- Native name: 神崎健二
- Born: December 8, 1963 (age 61)
- Hometown: Wakayama
- Nationality: Japanese

Career
- Achieved professional status: November 5, 1986 (aged 22)
- Badge Number: 179
- Rank: 8-dan
- Teacher: Renshō Nada [ja] (9-dan)
- Meijin class: Free
- Ryūō class: 6

Websites
- JSA profile page

= Kenji Kanzaki =

Japanese shogi player

Kenji Kanzaki (神崎 健二, Kanzaki Kenji) is a Japanese professional shogi player ranked 8-dan.

==Shogi professional==
In March 2018, Kanzaki finished the 76th Meijin Class C2 league (April 2017 – March 2018) with a record of 2 wins and 8 losses, earning a second consecutive demotion point which meant he was only one point away from automatic demotion to "Free Class" play.
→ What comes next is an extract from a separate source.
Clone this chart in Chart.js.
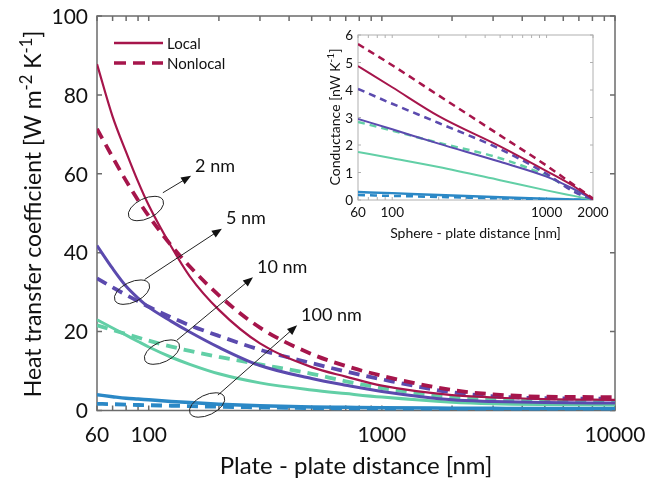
<!DOCTYPE html>
<html>
<head>
<meta charset="utf-8">
<script src="https://cdn.jsdelivr.net/npm/chart.js@4.4.1/dist/chart.umd.min.js"></script>
<style>
  body { margin: 0; background: #fff; }
  #wrap { position: relative; width: 650px; height: 483px; }
  #main { position: absolute; left: 0; top: 0; }
  #inset { position: absolute; left: 318px; top: 20px; }
</style>
</head>
<body>
<div id="wrap">
  <canvas id="main" width="650" height="483"></canvas>
  <canvas id="inset" width="332" height="228"></canvas>
</div>
<script>
// plate - plate distance [nm] and heat transfer coefficient [W m-2 K-1]
const distPlate = [60, 70, 80, 90, 100, 125, 150, 200, 300, 500, 700, 1000, 2000, 3000, 5000, 10000];
const local2nm    = [87.8, 74.5, 65.5, 58, 52, 41.5, 34, 25.5, 17, 11, 8.6, 6.3, 3.9, 3.3, 2.9, 2.7];
const nonlocal2nm = [71.4, 64.2, 58.2, 53.3, 49.3, 41.8, 36.5, 29.2, 21, 14.3, 11.3, 8.8, 5.2, 4.1, 3.5, 3.4];
const local5nm    = [41.8, 36, 31.5, 28.5, 26.2, 22.6, 19.9, 16, 11.4, 8.1, 6.4, 4.8, 2.7, 2.3, 2.0, 1.9];
const nonlocal5nm = [33.5, 31.2, 29.3, 27.7, 26.3, 23.6, 21.6, 18.9, 15.4, 12.0, 9.9, 7.9, 4.6, 3.6, 3.1, 3.0];
const local10nm    = [23, 20.9, 19.1, 17.5, 16.1, 13.5, 11.7, 9.3, 7.0, 5.2, 4.3, 3.4, 2.1, 1.7, 1.5, 1.4];
const nonlocal10nm = [21.6, 20.4, 19.4, 18.5, 17.7, 16.2, 15.1, 13.6, 11.7, 9.3, 7.4, 5.7, 3.4, 2.8, 2.5, 2.3];
const local100nm    = [4.0, 3.5, 3.1, 2.9, 2.7, 2.3, 2.0, 1.6, 1.2, 0.9, 0.8, 0.7, 0.6, 0.55, 0.5, 0.5];
const nonlocal100nm = [1.7, 1.6, 1.5, 1.4, 1.35, 1.2, 1.1, 0.95, 0.8, 0.6, 0.5, 0.45, 0.35, 0.3, 0.3, 0.3];

// sphere - plate distance [nm] and conductance [nW K-1]
const distSphere = [60, 100, 200, 500, 1000, 1500, 2000];
const gLocal2nm    = [4.87, 4.1, 3.05, 1.95, 1.05, 0.5, 0.03];
const gNonlocal2nm = [5.67, 4.9, 3.8, 2.35, 1.25, 0.55, 0.05];
const gLocal5nm    = [2.95, 2.57, 2.05, 1.39, 0.85, 0.4, 0.02];
const gNonlocal5nm = [4.04, 3.5, 2.8, 1.85, 0.95, 0.3, 0.02];
const gLocal10nm    = [1.75, 1.52, 1.2, 0.72, 0.35, 0.15, 0.01];
const gNonlocal10nm = [2.84, 2.52, 2.08, 1.52, 0.88, 0.35, 0.02];
const gLocal100nm    = [0.29, 0.25, 0.18, 0.1, 0.05, 0.02, 0];
const gNonlocal100nm = [0.18, 0.15, 0.11, 0.06, 0.03, 0.01, 0];

const sizes = ['2 nm', '5 nm', '10 nm', '100 nm'];
const colors = ['#a6154b', '#5b4aae', '#62cfa6', '#2b88c6'];
const mainSolidWidth = [2.2, 3, 3, 3.5];
const insetSolidWidth = [2, 2, 2, 2.5];

// ticks
const plateTicks = [60, 70, 80, 90, 100, 200, 300, 400, 500, 600, 700, 800, 900, 1000,
  2000, 3000, 4000, 5000, 6000, 7000, 8000, 9000, 10000];
const plateLabels = [60, 100, 1000, 10000];
const hTicks = [0, 20, 40, 60, 80, 100];
const sphereTicks = [60, 70, 80, 90, 100, 200, 300, 400, 500, 600, 700, 800, 900, 1000, 2000];
const sphereLabels = [60, 100, 1000, 2000];
const gTicks = [0, 1, 2, 3, 4, 5, 6];

// arrow annotations in data coords: ring centre, arrow tail, arrow head
const ringAt = [[97.3, 51.2], [84.8, 30], [114, 14.8], [178, 1.4]];
const arrowFrom = [[115, 55.2], [96, 33.2], [132, 17.8], [198, 3.9]];
const arrowTo = [[152, 59.5], [206, 46.1], [280, 33.8], [433, 21.6]];

Chart.defaults.font.family = 'Lato';
Chart.defaults.color = '#111';

const plateLocal = [local2nm, local5nm, local10nm, local100nm];
const plateNonlocal = [nonlocal2nm, nonlocal5nm, nonlocal10nm, nonlocal100nm];
const sphereLocal = [gLocal2nm, gLocal5nm, gLocal10nm, gLocal100nm];
const sphereNonlocal = [gNonlocal2nm, gNonlocal5nm, gNonlocal10nm, gNonlocal100nm];

function makeSets(xs, locals, nonlocals, wSolid, wDash, dash) {
  var sets = [];
  sizes.forEach((s, i) => {
    sets.push({
      label: s + ' local',
      data: xs.map((x, k) => ({x: x, y: locals[i][k]})),
      borderColor: colors[i], borderWidth: wSolid[i], pointRadius: 0,
      cubicInterpolationMode: 'monotone'
    });
    sets.push({
      label: s + ' nonlocal',
      data: xs.map((x, k) => ({x: x, y: nonlocals[i][k]})),
      borderColor: colors[i], borderWidth: wDash, borderDash: dash, pointRadius: 0,
      cubicInterpolationMode: 'monotone'
    });
  });
  return sets;
}

// frame, inward ticks and tick labels
const frameTicks = {
  id: 'frameTicks',
  beforeDatasetsDraw(chart, args, opts) {
    const {ctx, chartArea: a, scales: {x, y}} = chart;
    ctx.save();
    ctx.strokeStyle = opts.color;
    ctx.lineWidth = opts.width;
    ctx.strokeRect(a.left, a.top, a.right - a.left, a.bottom - a.top);
    ctx.beginPath();
    opts.xTicks.forEach(v => {
      const px = x.getPixelForValue(v);
      ctx.moveTo(px, a.bottom); ctx.lineTo(px, a.bottom - opts.len);
      ctx.moveTo(px, a.top); ctx.lineTo(px, a.top + opts.len);
    });
    opts.yTicks.forEach(v => {
      const py = y.getPixelForValue(v);
      ctx.moveTo(a.left, py); ctx.lineTo(a.left + opts.len, py);
      ctx.moveTo(a.right, py); ctx.lineTo(a.right - opts.len, py);
    });
    ctx.stroke();

    ctx.fillStyle = '#111';
    ctx.font = opts.fontSize + 'px Lato';
    ctx.textBaseline = 'middle';
    ctx.textAlign = 'center';
    opts.xLabels.forEach(v => {
      ctx.fillText(String(v), x.getPixelForValue(v), a.bottom + opts.xGap);
    });
    ctx.textAlign = 'right';
    opts.yTicks.forEach(v => {
      ctx.fillText(String(v), a.left - opts.yGap, y.getPixelForValue(v) + 1);
    });
    ctx.restore();
  }
};

// rotated y title with superscripts
const supTitle = {
  id: 'supTitle',
  afterDraw(chart, args, opts) {
    const ctx = chart.ctx;
    const sub = opts.size * 0.72;
    ctx.save();
    ctx.fillStyle = '#111';
    ctx.textBaseline = 'alphabetic';
    var w = 0;
    opts.parts.forEach(p => {
      ctx.font = (p[1] ? sub : opts.size) + 'px Lato';
      w += ctx.measureText(p[0]).width;
    });
    ctx.translate(opts.x, opts.y);
    ctx.rotate(-Math.PI / 2);
    var cx = -w / 2;
    const base = opts.size * 0.36;
    opts.parts.forEach(p => {
      ctx.font = (p[1] ? sub : opts.size) + 'px Lato';
      ctx.fillText(p[0], cx, p[1] ? base - opts.size * 0.42 : base);
      cx += ctx.measureText(p[0]).width;
    });
    ctx.restore();
  }
};

// Local / Nonlocal key
const keyLines = {
  id: 'keyLines',
  afterDraw(chart) {
    const ctx = chart.ctx;
    ctx.save();
    ctx.strokeStyle = colors[0];
    ctx.fillStyle = '#111';
    ctx.font = '15px Lato';
    ctx.textBaseline = 'middle';
    [['Local', [], 2.5, 43], ['Nonlocal', [12, 7], 3.5, 63]].forEach(k => {
      ctx.beginPath();
      ctx.setLineDash(k[1]);
      ctx.lineWidth = k[2];
      ctx.moveTo(114, k[3]); ctx.lineTo(163, k[3]);
      ctx.stroke();
      ctx.fillText(k[0], 167, k[3] + 1);
    });
    ctx.restore();
  }
};

// rings and arrows naming the nanoparticle size
const sizeArrows = {
  id: 'sizeArrows',
  afterDraw(chart) {
    const {ctx, scales: {x, y}} = chart;
    ctx.save();
    ctx.strokeStyle = '#222';
    ctx.fillStyle = '#111';
    ctx.lineWidth = 1;
    ctx.font = '18px Lato';
    ctx.textBaseline = 'middle';
    sizes.forEach((s, i) => {
      const rx = x.getPixelForValue(ringAt[i][0]), ry = y.getPixelForValue(ringAt[i][1]);
      const tx = x.getPixelForValue(arrowFrom[i][0]), ty = y.getPixelForValue(arrowFrom[i][1]);
      const hx = x.getPixelForValue(arrowTo[i][0]), hy = y.getPixelForValue(arrowTo[i][1]);
      ctx.beginPath();
      ctx.ellipse(rx, ry, 19, 10, -0.45, 0, Math.PI * 2);
      ctx.stroke();
      const ang = Math.atan2(hy - ty, hx - tx);
      ctx.beginPath();
      ctx.moveTo(tx, ty);
      ctx.lineTo(hx - 8 * Math.cos(ang), hy - 8 * Math.sin(ang));
      ctx.stroke();
      ctx.beginPath();
      ctx.moveTo(hx, hy);
      ctx.lineTo(hx - 10 * Math.cos(ang) + 4 * Math.sin(ang), hy - 10 * Math.sin(ang) - 4 * Math.cos(ang));
      ctx.lineTo(hx - 10 * Math.cos(ang) - 4 * Math.sin(ang), hy - 10 * Math.sin(ang) + 4 * Math.cos(ang));
      ctx.closePath();
      ctx.fill();
      ctx.fillText(s, hx + 4, hy - 10);
    });
    ctx.restore();
  }
};

new Chart(document.getElementById('main'), {
  type: 'line',
  data: { datasets: makeSets(distPlate, plateLocal, plateNonlocal, mainSolidWidth, 3.8, [11, 7]) },
  plugins: [frameTicks, supTitle, keyLines, sizeArrows],
  options: {
    responsive: false,
    animation: false,
    devicePixelRatio: 1,
    layout: { padding: { left: 0, top: 16, right: 35, bottom: 0 } },
    scales: {
      x: {
        type: 'logarithmic', min: 60, max: 10000,
        afterBuildTicks: s => { s.ticks = plateTicks.map(v => ({value: v})) },
        afterFit: s => { s.height = 72.5 },
        ticks: { display: false },
        grid: { display: false, drawTicks: false },
        border: { display: false },
        title: { display: true, text: 'Plate - plate distance [nm]', font: { size: 24 }, padding: { top: 0, bottom: 2 } }
      },
      y: {
        min: 0, max: 100,
        afterBuildTicks: s => { s.ticks = hTicks.map(v => ({value: v})) },
        afterFit: s => { s.width = 97 },
        ticks: { display: false },
        grid: { display: false, drawTicks: false },
        border: { display: false }
      }
    },
    plugins: {
      legend: { display: false },
      tooltip: { enabled: false },
      frameTicks: { color: '#6b6b6b', width: 1.5, len: 5, xTicks: plateTicks, yTicks: hTicks,
        xLabels: plateLabels, fontSize: 21, xGap: 25, yGap: 9 },
      supTitle: { x: 33, y: 214, size: 23,
        parts: [['Heat transfer coefficient [W m', 0], ['-2', 1], [' K', 0], ['-1', 1], [']', 0]] }
    }
  }
});

new Chart(document.getElementById('inset'), {
  type: 'line',
  data: { datasets: makeSets(distSphere, sphereLocal, sphereNonlocal, insetSolidWidth, 2.5, [7, 5]) },
  plugins: [frameTicks, supTitle],
  options: {
    responsive: false,
    animation: false,
    devicePixelRatio: 1,
    layout: { padding: { left: 0, top: 15, right: 57, bottom: 0 } },
    scales: {
      x: {
        type: 'logarithmic', min: 60, max: 2000,
        afterBuildTicks: s => { s.ticks = sphereTicks.map(v => ({value: v})) },
        afterFit: s => { s.height = 48 },
        ticks: { display: false },
        grid: { display: false, drawTicks: false },
        border: { display: false },
        title: { display: true, text: 'Sphere - plate distance [nm]', font: { size: 14 }, padding: { top: 0, bottom: 6 } }
      },
      y: {
        min: 0, max: 6,
        afterBuildTicks: s => { s.ticks = gTicks.map(v => ({value: v})) },
        afterFit: s => { s.width = 40 },
        ticks: { display: false },
        grid: { display: false, drawTicks: false },
        border: { display: false }
      }
    },
    plugins: {
      legend: { display: false },
      tooltip: { enabled: false },
      frameTicks: { color: '#b0b0b0', width: 1, len: 3, xTicks: sphereTicks, yTicks: gTicks,
        xLabels: sphereLabels, fontSize: 13.5, xGap: 13, yGap: 5 },
      supTitle: { x: 17, y: 97, size: 14,
        parts: [['Conductance [nW K', 0], ['-1', 1], [']', 0]] }
    }
  }
});
</script>
</body>
</html>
As a result, he declared his intention to the Japan Shogi Association to become a Free Class player as of April 2018 rather than risk automatic demotion.

On August 2, 2022, Kanzaki defeated Tomoki Yokoyama 4-dan in 64th Ōi tournament play to become the 58th shogi professional to win 600 games.

===Promotion history===
The promotion history for Kanzaki is as follows:
- 7-kyū: 1977
- 1-dan: 1980
- 4-dan: November 5, 1986
- 5-dan: April 24, 1990
- 6-dan: May 24, 1994
- 7-dan: May 29, 2001
- 8-dan: August 15, 2016

===Awards and honors===
Kanzaki received the JSA's "25 Years Service Award" in recognition of being an active professional for twenty-five years in 2011. In addition, he received the JSA's "Shogi Honor Award" in August 2022 for winning 600 games as a professional.